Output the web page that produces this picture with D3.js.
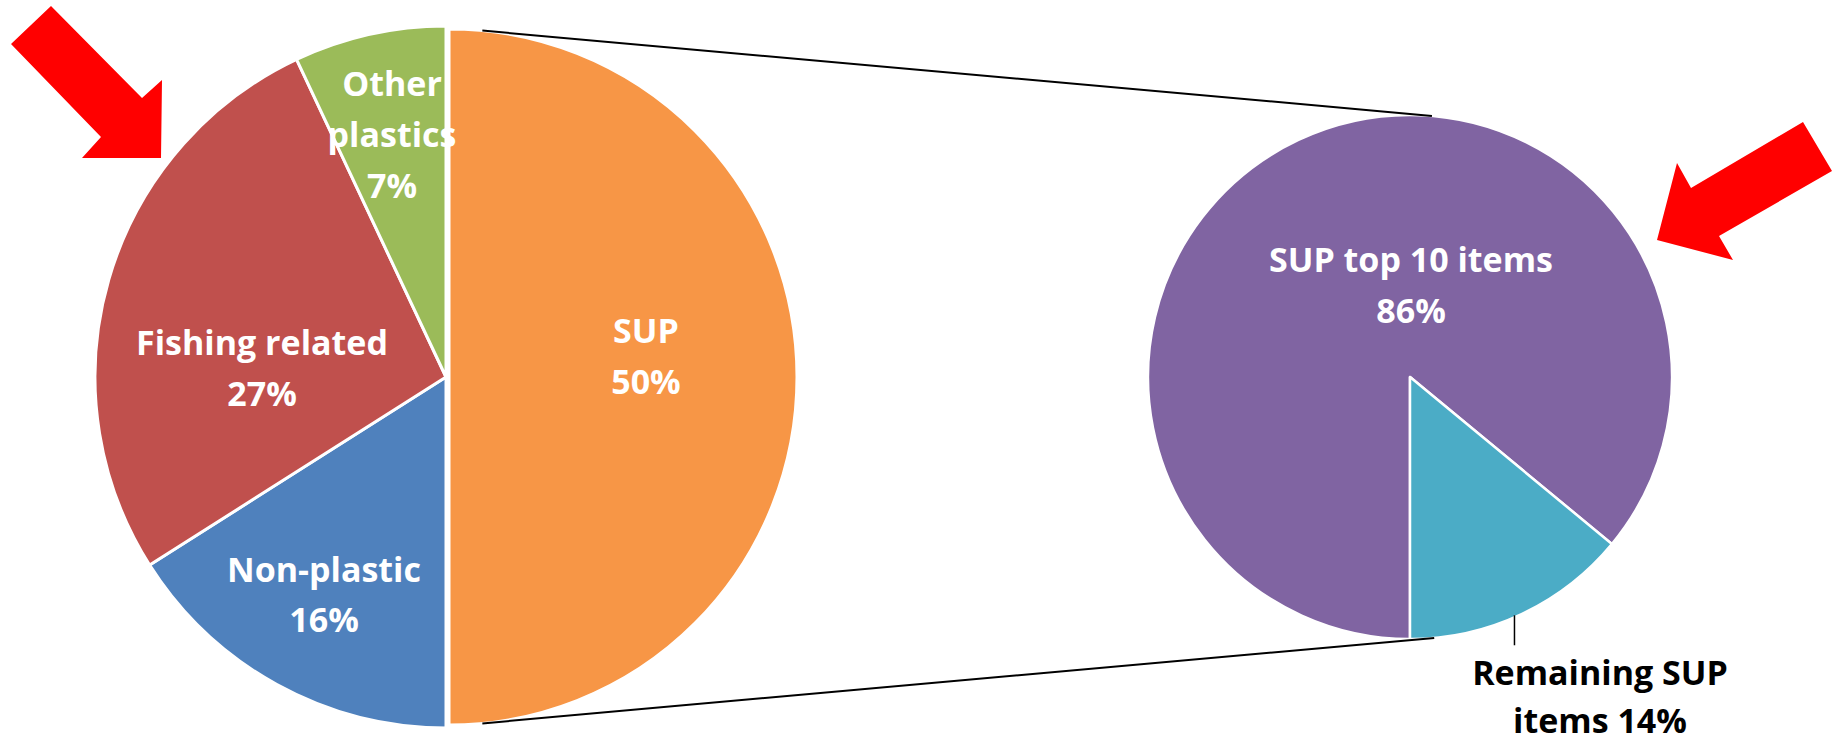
<!DOCTYPE html>
<html>
<head>
<meta charset="utf-8">
<script src="https://cdn.jsdelivr.net/npm/d3@7"></script>
<style>
  html, body { margin: 0; padding: 0; background: #fff; }
  svg { display: block; }
  text { font-family: "Open Sans", Lato, sans-serif; font-weight: bold; }
</style>
</head>
<body>
<svg id="chart"></svg>
<script>
// main pie
const mainCategories = ['SUP', 'Non-plastic', 'Fishing related', 'Other plastics'];
const mainValues = [50, 16, 27, 7];
const mainLabels = [['SUP', '50%'], ['Non-plastic', '16%'], ['Fishing related', '27%'], ['Other', 'plastics', '7%']];
// secondary pie (split of SUP)
const subCategories = ['SUP top 10 items', 'Remaining SUP items'];
const subValues = [86, 14];
const subLabels = [['SUP top 10 items', '86%'], ['Remaining SUP', 'items 14%']];

function renderPieOfPie() {
  const width = 1837, height = 744;
  const svg = d3.select('#chart').attr('width', width).attr('height', height);

  const mainColors = ['#F79646', '#4F81BD', '#C0504D', '#9BBB59'];
  const subColors = ['#8064A2', '#4BACC6'];

  const main = {cx: 446, cy: 377, r: 351};
  const sub = {cx: 1410, cy: 377, r: 262};

  // label anchors, relative to the pie centre, and line spacing
  const mainLabelPos = [[200, -21], [-122, 218], [-184, -9], [-54, -242]];
  const subLabelPos = [[1, -92], [190, 320]];
  const mainLineH = [51, 50, 51, 51];
  const subLineH = [51, 48];

  const rad = d => d * Math.PI / 180;

  // main pie
  const mainPie = d3.pie().sort(null).value(d => d)(mainValues);
  const gMain = svg.append('g').attr('transform', `translate(${main.cx},${main.cy})`);
  const arcMain = d3.arc().innerRadius(0).outerRadius(main.r);
  const arcSplit = d3.arc().innerRadius(0).outerRadius(main.r - 3);

  gMain.selectAll('path')
    .data(mainPie)
    .enter()
    .append('path')
    .attr('d', (d, i) => i === 0 ? arcSplit(d) : arcMain(d))
    .attr('transform', (d, i) => i === 0 ? 'translate(3,0)' : null)
    .attr('fill', (d, i) => mainColors[i])
    .attr('stroke', '#fff')
    .attr('stroke-width', 3)
    .attr('stroke-linejoin', 'round');

  // secondary pie, starting at 6 o'clock
  const subPie = d3.pie().sort(null).value(d => d)
    .startAngle(Math.PI).endAngle(3 * Math.PI)(subValues);
  const gSub = svg.append('g').attr('transform', `translate(${sub.cx},${sub.cy})`);
  const arcSub = d3.arc().innerRadius(0).outerRadius(sub.r);

  gSub.selectAll('path')
    .data(subPie)
    .enter()
    .append('path')
    .attr('d', arcSub)
    .attr('fill', (d, i) => subColors[i])
    .attr('stroke', '#fff')
    .attr('stroke-width', 2.5)
    .attr('stroke-linejoin', 'round');

  // connector lines between the SUP slice and the secondary pie
  const connectors = [[rad(5.5), rad(4.8)], [rad(174.5), rad(174.7)]];
  connectors.forEach(([a1, a2]) => {
    const p1 = d3.pointRadial(a1, main.r - 3);
    const p2 = d3.pointRadial(a2, sub.r);
    svg.append('line')
      .attr('x1', main.cx + 3 + p1[0]).attr('y1', main.cy + p1[1])
      .attr('x2', sub.cx + p2[0]).attr('y2', sub.cy + p2[1])
      .attr('stroke', '#000')
      .attr('stroke-width', 2);
  });

  // labels
  function addLabel(g, lines, pos, lineH, color) {
    const t = g.append('text')
      .attr('text-anchor', 'middle')
      .attr('fill', color)
      .attr('font-size', 34);
    const y0 = pos[1] - (lines.length - 1) * lineH / 2;
    lines.forEach((s, k) => {
      t.append('tspan')
        .attr('x', pos[0])
        .attr('y', y0 + k * lineH)
        .attr('dy', '0.36em')
        .text(s);
    });
  }
  mainLabels.forEach((lines, i) => addLabel(gMain, lines, mainLabelPos[i], mainLineH[i], '#fff'));
  addLabel(gSub, subLabels[0], subLabelPos[0], subLineH[0], '#fff');
  addLabel(gSub, subLabels[1], subLabelPos[1], subLineH[1], '#000');

  // leader line for the outside label
  const lp = d3.pointRadial(rad(156.5), sub.r);
  gSub.append('line')
    .attr('x1', lp[0]).attr('y1', lp[1] - 2)
    .attr('x2', lp[0]).attr('y2', lp[1] + 28)
    .attr('stroke', '#000')
    .attr('stroke-width', 1.5);

  // red annotation arrows
  const arrows = [
    [[11, 44], [51, 6], [142, 98], [162, 80], [161, 158], [82, 158], [101, 137]],
    [[1803, 122], [1832, 171], [1719, 236], [1733, 260], [1657, 240], [1677, 163], [1691, 188]]
  ];
  svg.selectAll('polygon.arrow')
    .data(arrows)
    .enter()
    .append('polygon')
    .attr('class', 'arrow')
    .attr('points', d => d.map(p => p.join(',')).join(' '))
    .attr('fill', '#FF0000');
}

renderPieOfPie();
</script>
</body>
</html>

┄┄┄┄┄┄┄┄┄┄┄┄┄┄┄┄┄┄┄┄

◆ **Objective**: Leave out the pictures and retype every line above exactly.

◆ **Answer below**:
Output the web page that produces this picture with D3.js.
<!DOCTYPE html>
<html>
<head>
<meta charset="utf-8">
<script src="https://cdn.jsdelivr.net/npm/d3@7"></script>
<style>
  html, body { margin: 0; padding: 0; background: #fff; }
  svg { display: block; }
  text { font-family: "Open Sans", Lato, sans-serif; font-weight: bold; }
</style>
</head>
<body>
<svg id="chart"></svg>
<script>
// main pie
const mainCategories = ['SUP', 'Non-plastic', 'Fishing related', 'Other plastics'];
const mainValues = [50, 16, 27, 7];
const mainLabels = [['SUP', '50%'], ['Non-plastic', '16%'], ['Fishing related', '27%'], ['Other', 'plastics', '7%']];
// secondary pie (split of SUP)
const subCategories = ['SUP top 10 items', 'Remaining SUP items'];
const subValues = [86, 14];
const subLabels = [['SUP top 10 items', '86%'], ['Remaining SUP', 'items 14%']];

function renderPieOfPie() {
  const width = 1837, height = 744;
  const svg = d3.select('#chart').attr('width', width).attr('height', height);

  const mainColors = ['#F79646', '#4F81BD', '#C0504D', '#9BBB59'];
  const subColors = ['#8064A2', '#4BACC6'];

  const main = {cx: 446, cy: 377, r: 351};
  const sub = {cx: 1410, cy: 377, r: 262};

  // label anchors, relative to the pie centre, and line spacing
  const mainLabelPos = [[200, -21], [-122, 218], [-184, -9], [-54, -242]];
  const subLabelPos = [[1, -92], [190, 320]];
  const mainLineH = [51, 50, 51, 51];
  const subLineH = [51, 48];

  const rad = d => d * Math.PI / 180;

  // main pie
  const mainPie = d3.pie().sort(null).value(d => d)(mainValues);
  const gMain = svg.append('g').attr('transform', `translate(${main.cx},${main.cy})`);
  const arcMain = d3.arc().innerRadius(0).outerRadius(main.r);
  const arcSplit = d3.arc().innerRadius(0).outerRadius(main.r - 3);

  gMain.selectAll('path')
    .data(mainPie)
    .enter()
    .append('path')
    .attr('d', (d, i) => i === 0 ? arcSplit(d) : arcMain(d))
    .attr('transform', (d, i) => i === 0 ? 'translate(3,0)' : null)
    .attr('fill', (d, i) => mainColors[i])
    .attr('stroke', '#fff')
    .attr('stroke-width', 3)
    .attr('stroke-linejoin', 'round');

  // secondary pie, starting at 6 o'clock
  const subPie = d3.pie().sort(null).value(d => d)
    .startAngle(Math.PI).endAngle(3 * Math.PI)(subValues);
  const gSub = svg.append('g').attr('transform', `translate(${sub.cx},${sub.cy})`);
  const arcSub = d3.arc().innerRadius(0).outerRadius(sub.r);

  gSub.selectAll('path')
    .data(subPie)
    .enter()
    .append('path')
    .attr('d', arcSub)
    .attr('fill', (d, i) => subColors[i])
    .attr('stroke', '#fff')
    .attr('stroke-width', 2.5)
    .attr('stroke-linejoin', 'round');

  // connector lines between the SUP slice and the secondary pie
  const connectors = [[rad(5.5), rad(4.8)], [rad(174.5), rad(174.7)]];
  connectors.forEach(([a1, a2]) => {
    const p1 = d3.pointRadial(a1, main.r - 3);
    const p2 = d3.pointRadial(a2, sub.r);
    svg.append('line')
      .attr('x1', main.cx + 3 + p1[0]).attr('y1', main.cy + p1[1])
      .attr('x2', sub.cx + p2[0]).attr('y2', sub.cy + p2[1])
      .attr('stroke', '#000')
      .attr('stroke-width', 2);
  });

  // labels
  function addLabel(g, lines, pos, lineH, color) {
    const t = g.append('text')
      .attr('text-anchor', 'middle')
      .attr('fill', color)
      .attr('font-size', 34);
    const y0 = pos[1] - (lines.length - 1) * lineH / 2;
    lines.forEach((s, k) => {
      t.append('tspan')
        .attr('x', pos[0])
        .attr('y', y0 + k * lineH)
        .attr('dy', '0.36em')
        .text(s);
    });
  }
  mainLabels.forEach((lines, i) => addLabel(gMain, lines, mainLabelPos[i], mainLineH[i], '#fff'));
  addLabel(gSub, subLabels[0], subLabelPos[0], subLineH[0], '#fff');
  addLabel(gSub, subLabels[1], subLabelPos[1], subLineH[1], '#000');

  // leader line for the outside label
  const lp = d3.pointRadial(rad(156.5), sub.r);
  gSub.append('line')
    .attr('x1', lp[0]).attr('y1', lp[1] - 2)
    .attr('x2', lp[0]).attr('y2', lp[1] + 28)
    .attr('stroke', '#000')
    .attr('stroke-width', 1.5);

  // red annotation arrows
  const arrows = [
    [[11, 44], [51, 6], [142, 98], [162, 80], [161, 158], [82, 158], [101, 137]],
    [[1803, 122], [1832, 171], [1719, 236], [1733, 260], [1657, 240], [1677, 163], [1691, 188]]
  ];
  svg.selectAll('polygon.arrow')
    .data(arrows)
    .enter()
    .append('polygon')
    .attr('class', 'arrow')
    .attr('points', d => d.map(p => p.join(',')).join(' '))
    .attr('fill', '#FF0000');
}

renderPieOfPie();
</script>
</body>
</html>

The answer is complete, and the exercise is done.